When Chilcutt arrived at Meldrum’s ISU office, Meldrum took him to the lab where the print casts were and went back to his office. “I totally let him go, without giving him any background or my opinion as to any of (the casts),” Meldrum says. “I wanted him to judge it purely on what he was seeing.”
What Chilcutt found floored him. Three of the castings he examined — out of more than 100 over that day and the next two — were clearly from the same foot. “They were definitely non-human,” he says, but “had all the characteristics of dermal ridges.”

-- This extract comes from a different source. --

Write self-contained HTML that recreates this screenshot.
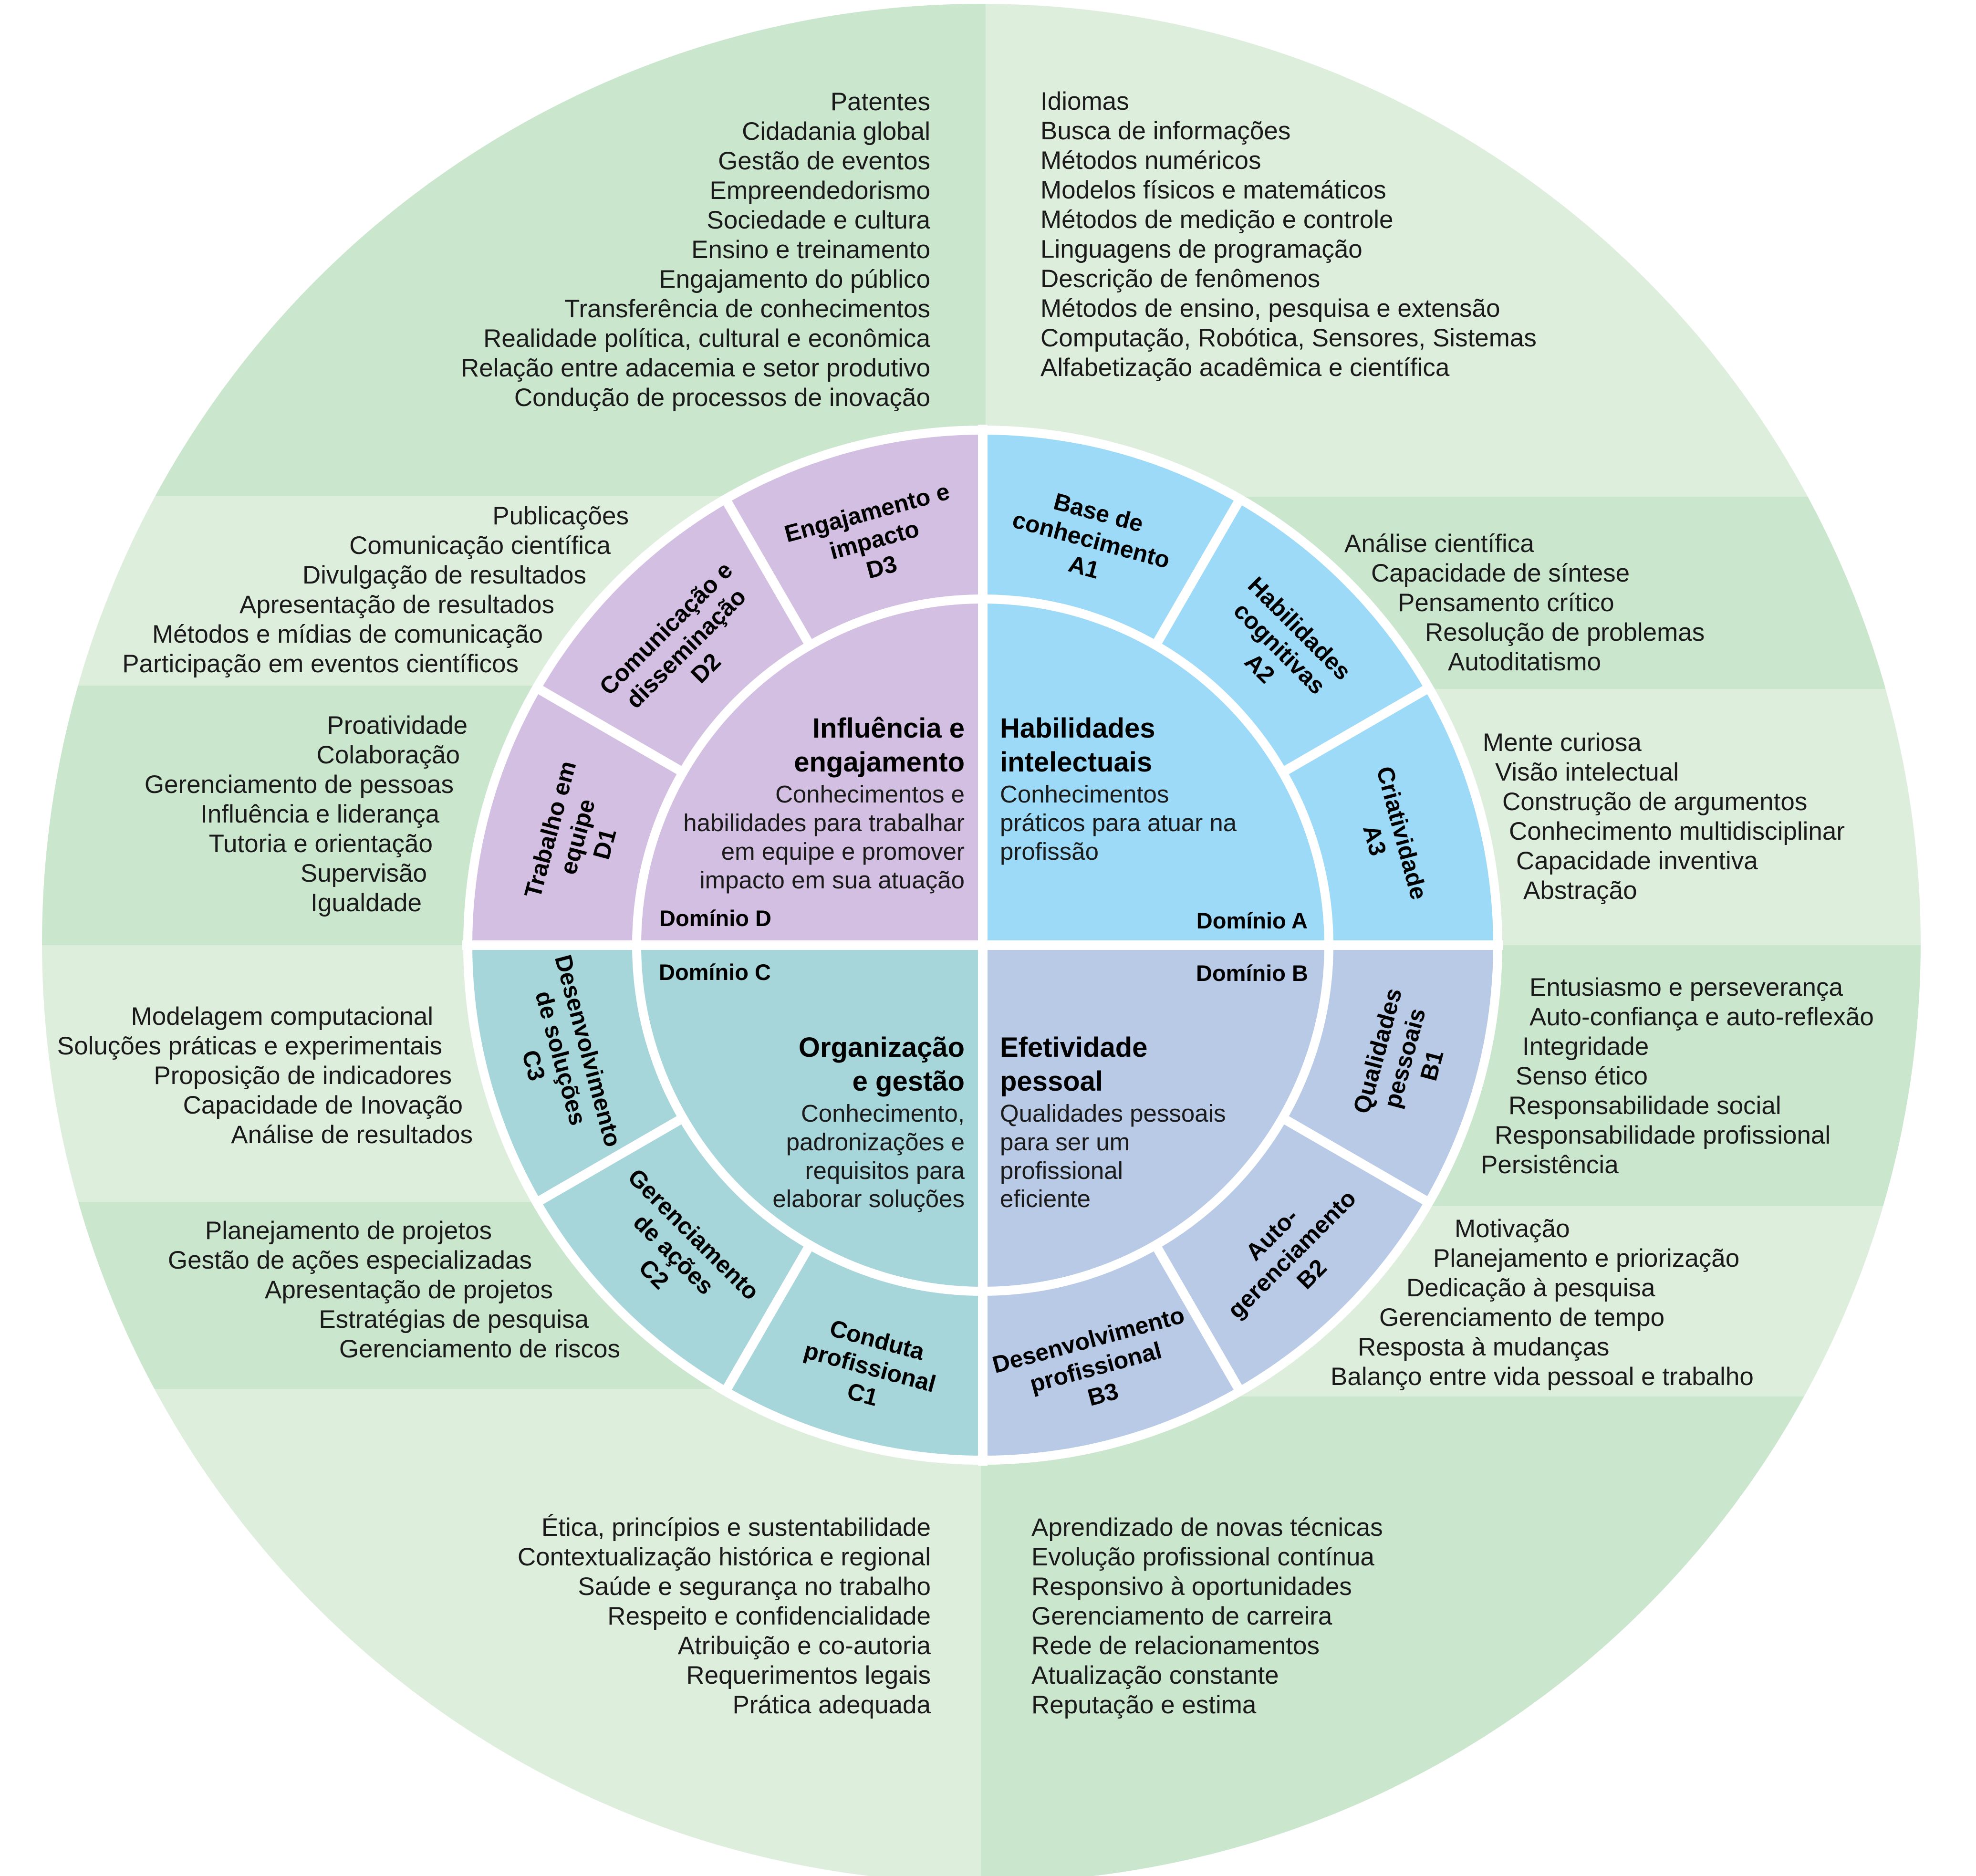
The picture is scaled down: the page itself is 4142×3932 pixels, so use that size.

The foot had some scarring on the bottom of the foot. “Any fingerprint expert knows,” Chilcutt says, “when the wound heals, the (dermal) ridges curl inward toward the cut.” Upon close examination of the dermal ridges on the bottom of one of the casts, he says, “No question about it: They were curling back in.”
That particular aspect, Chilcutt says, “would be very, very difficult to fake” — requiring both an extensive background in anatomy and anthropology but also the resources to pull off the hoax.
Chilcutt’s conclusion: The prints were not fakes.
Asked if it was difficult to accept what a week earlier he would have considered laughable, Chilcutt says no.
“Any forensic person, any CSI guy, they look for the facts. It is what it is,” he says. “Whether it helps the defense or the prosecution, it doesn’t matter. And when I looked at the prints, there it was.
“We’ve got some kind of primate out there. Non-human.”